Segundo a cosmologia Guarani, a Terra foi criada das caminhadas de Nhanderu Vussu, o Deus Criador. Para cuidar e conservar a Mãe Terra, foi criado o Guarani – que tem a permissão de usufruir os recursos naturais, porém precisa respeitar os seus limites. Neste sentido, a Terra é uma pessoa, é viva e possui personalidade jurídica. O seu estatuto, no entanto, não é definido pelo Código Civil, uma vez que se trata de uma propriedade coletiva que não tem preço, mas valor. Isto significa que a Terra não é posse particular, e sim constitucional. “Dependendo da natureza das ações em relação à Mãe Terra, há o risco de profanação do sagrado”, explica o professor da Universidade Federal do Pará (UFPA) Almires Martins Machado, pertencente à etnia Guarani-Terena.

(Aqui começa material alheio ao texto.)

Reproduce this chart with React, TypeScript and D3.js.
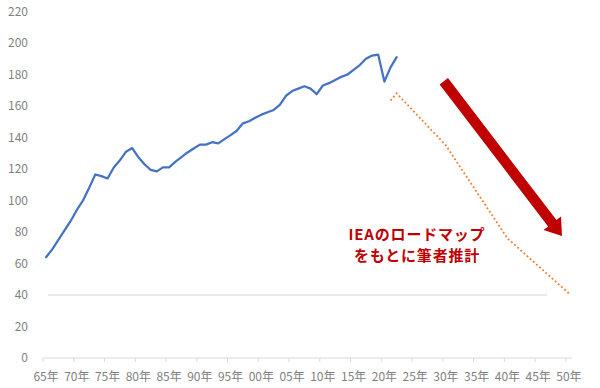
import React from "react";
import * as d3 from "d3";

const W = 600;
const H = 388;

// Actual (blue) series, 1965–2022
const actualYears: number[] = d3.range(1965, 2023);
const actualValues: number[] = [
  64, 69, 75, 81, 87, 94, 100, 108, 116.5, 115.5,
  114, 121, 125.5, 131, 133.3, 127.5, 123, 119.5, 118.5, 121,
  121, 124.5, 127.5, 130.5, 133, 135.5, 135.5, 137, 136.3, 139,
  141.5, 144.3, 149, 150.3, 152.5, 154.5, 156, 157.5, 160.7, 166.5,
  169.5, 171, 172.5, 171, 167.5, 173, 174.5, 176.5, 178.5, 180,
  183, 186, 190, 192, 192.6, 175.5, 184.5, 191,
];

// Estimate (orange dotted) key points
const estYears: number[] = [2021, 2022, 2030, 2040, 2050];
const estValues: number[] = [163.5, 168, 135, 76, 41];

const yTicks: number[] = [0, 20, 40, 60, 80, 100, 120, 140, 160, 180, 200, 220];
const xTickYears: number[] = d3.range(1965, 2051, 5);
const xTickLabels: string[] = xTickYears.map((y) => String(y % 100).padStart(2, "0") + "年");

const refLineValue = 40;
const noteLines: string[] = ["IEAのロードマップ", "をもとに筆者推計"];

const FONT = "'Noto Sans CJK JP', 'Noto Sans', sans-serif";

export default function App() {
  const x = d3.scaleLinear().domain([1964.5, 2050.5]).range([43, 572]);
  const y = d3.scaleLinear().domain([0, 220]).range([358, 11.5]);

  const line = d3
    .line<[number, number]>()
    .x((d) => x(d[0]))
    .y((d) => y(d[1]));

  const actualPath = line(actualYears.map((yr, i) => [yr, actualValues[i]]));
  const estPath = line(estYears.map((yr, i) => [yr, estValues[i]]));

  // Arrow (annotation)
  const sx = 443.8, sy = 81.3, ex = 562, ey = 236;
  const dx = ex - sx, dy = ey - sy;
  const len = Math.hypot(dx, dy);
  const ux = dx / len, uy = dy / len;
  const px = -uy, py = ux;
  const shaftW = 10.5, headW = 22, headL = 16;
  const bx = ex - ux * headL, by = ey - uy * headL;
  const pts = [
    [sx + px * shaftW / 2, sy + py * shaftW / 2],
    [bx + px * shaftW / 2, by + py * shaftW / 2],
    [bx + px * headW / 2, by + py * headW / 2],
    [ex, ey],
    [bx - px * headW / 2, by - py * headW / 2],
    [bx - px * shaftW / 2, by - py * shaftW / 2],
    [sx - px * shaftW / 2, sy - py * shaftW / 2],
  ]
    .map((p) => p.join(","))
    .join(" ");

  return (
    <svg
      width={W}
      height={H}
      style={{ position: "absolute", left: 0, top: 0, background: "#fff" }}
      fontFamily={FONT}
    >
      <rect x={0} y={0} width={W} height={H} fill="#fff" />
      {/* y tick labels */}
      {yTicks.map((t) => (
        <text
          key={t}
          x={28}
          y={y(t) - 1.5}
          textAnchor="end"
          dominantBaseline="central"
          fontSize={12}
          fill="#7f7f7f"
        >
          {t}
        </text>
      ))}
      {/* reference line at 40 */}
      <line
        x1={48}
        x2={547}
        y1={y(refLineValue)}
        y2={y(refLineValue)}
        stroke="#e3e3e3"
        strokeWidth={1.5}
      />
      {/* x axis */}
      <line x1={x(1964.5)} x2={x(2050.5)} y1={358} y2={358} stroke="#d9d9d9" strokeWidth={1} />
      {xTickYears.map((yr) => (
        <line
          key={"t" + yr}
          x1={x(yr - 0.5)}
          x2={x(yr - 0.5)}
          y1={358}
          y2={362}
          stroke="#d9d9d9"
          strokeWidth={1}
        />
      ))}
      {xTickYears.map((yr, i) => (
        <text
          key={"l" + yr}
          x={x(yr)}
          y={381}
          textAnchor="middle"
          fontSize={12}
          fill="#7f7f7f"
        >
          {xTickLabels[i]}
        </text>
      ))}
      {/* series */}
      <path
        d={estPath || ""}
        fill="none"
        stroke="#ED7D31"
        strokeWidth={1.8}
        strokeDasharray="1.8 2.4"
      />
      <path
        d={actualPath || ""}
        fill="none"
        stroke="#4472C4"
        strokeWidth={2.25}
        strokeLinejoin="round"
        strokeLinecap="round"
      />
      {/* arrow */}
      <polygon points={pts} fill="#C00000" />
      {/* note */}
      {noteLines.map((s, i) => (
        <text
          key={s}
          x={417}
          y={240 + i * 21}
          textAnchor="middle"
          fontSize={15}
          letterSpacing={0.8}
          fontWeight="bold"
          fill="#C00000"
        >
          {s}
        </text>
      ))}
    </svg>
  );
}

Esta compreensão do mundo choca-se com a tese jurídica do marco temporal, segundo a qual os povos indígenas têm direito apenas às terras que ocupavam ou já disputavam em 5 de outubro de 1988, data de promulgação da Constituição. De acordo com a Câmara dos Deputados, a tese surgiu em 2009, em parecer da Advocacia-Geral da União sobre a demarcação da reserva Raposa-Serra do Sol, em Roraima.
Os principais embates entre as duas argumentações jurídicas é tema da Conferência “Terra indígena versus marco temporal, segundo a ótica Guarani”, que será apresentada em 8 de julho de 2024 pelo professor Almires Machado durante a 76ª Reunião Anual (RA) da Sociedade Brasileira para o Progresso da Ciência (SBPC). A sessão, que será mediada pelo professor André de Avila Ramos, da Universidade Federal de Santa Catarina (UFSC), faz parte da SBPC Afro e Indígena. Maior evento científico da América Latina, a SBPC ocorre de 7 a 13 de julho, no Campus Guamá da UFPA, em Belém.
Fronteira – “Nossa disputa é, na verdade, com a Frente Parlamentar da Agricultura, com o agronegócio, em sentido lato”, afirma Machado. Representando quase 13% do território nacional, a maior parte das terras indígenas regularizadas localiza-se na Região Norte (Amazônia), é agricultável e/ou rica em minérios. “A Amazônia é a nova frente de expansão do agronegócio. Por isso as terras indígenas geram incômodos, já que estão fora do mercado imobiliário. Além disso, fogem do que é previsto no Direito Civil como propriedade particular, porque a questão indígena é uma posse constitucional, não uma posse do Direito Civil.”
Segundo o professor da UFPA, até a Constituição Federal de 1988, os indígenas não tinham capacidade postulatória, portanto não poderiam sequer defender suas terras, conforme argumenta a tese do marco temporal. O embate jurídico atinge não apenas o povo Guarani, mas também todas as comunidades tradicionais (terras indígenas e quilombolas) do Brasil. “Estamos falando de vidas, milhares de vidas. A depender de como vai ser aplicado ou interpretado esse marco temporal, pode haver um novo genocídio ou pode estar se formando um novo grupo de pessoas sem terras – agora, indígenas”, comenta Machado. “A contradição é esta: sem terras na sua própria terra ou no que foi a terra um dia criada e dada a um Guarani Kaiowá pelo seu Deus Criador.”
Sobre – Parte da programação da Reunião Anual da SBPC, o Selo SBPC Afro e Indígena contempla questões relacionadas à cultura e à trajetória afro e/ou indígena. Além das atividades científicas tradicionais – conferências, mesas- -redondas, minicursos e painéis –, estão previstas exposições na Maloca (antiga Capela Universitária) e em uma tenda de 400 m², em frente ao prédio da Reitoria da UFPA. Com o tema “Ciência para um futuro sustentável e inclusivo: por um novo contrato social com a natureza”, a 76ª RA da SBPC é uma realização da SBPC e da UFPA.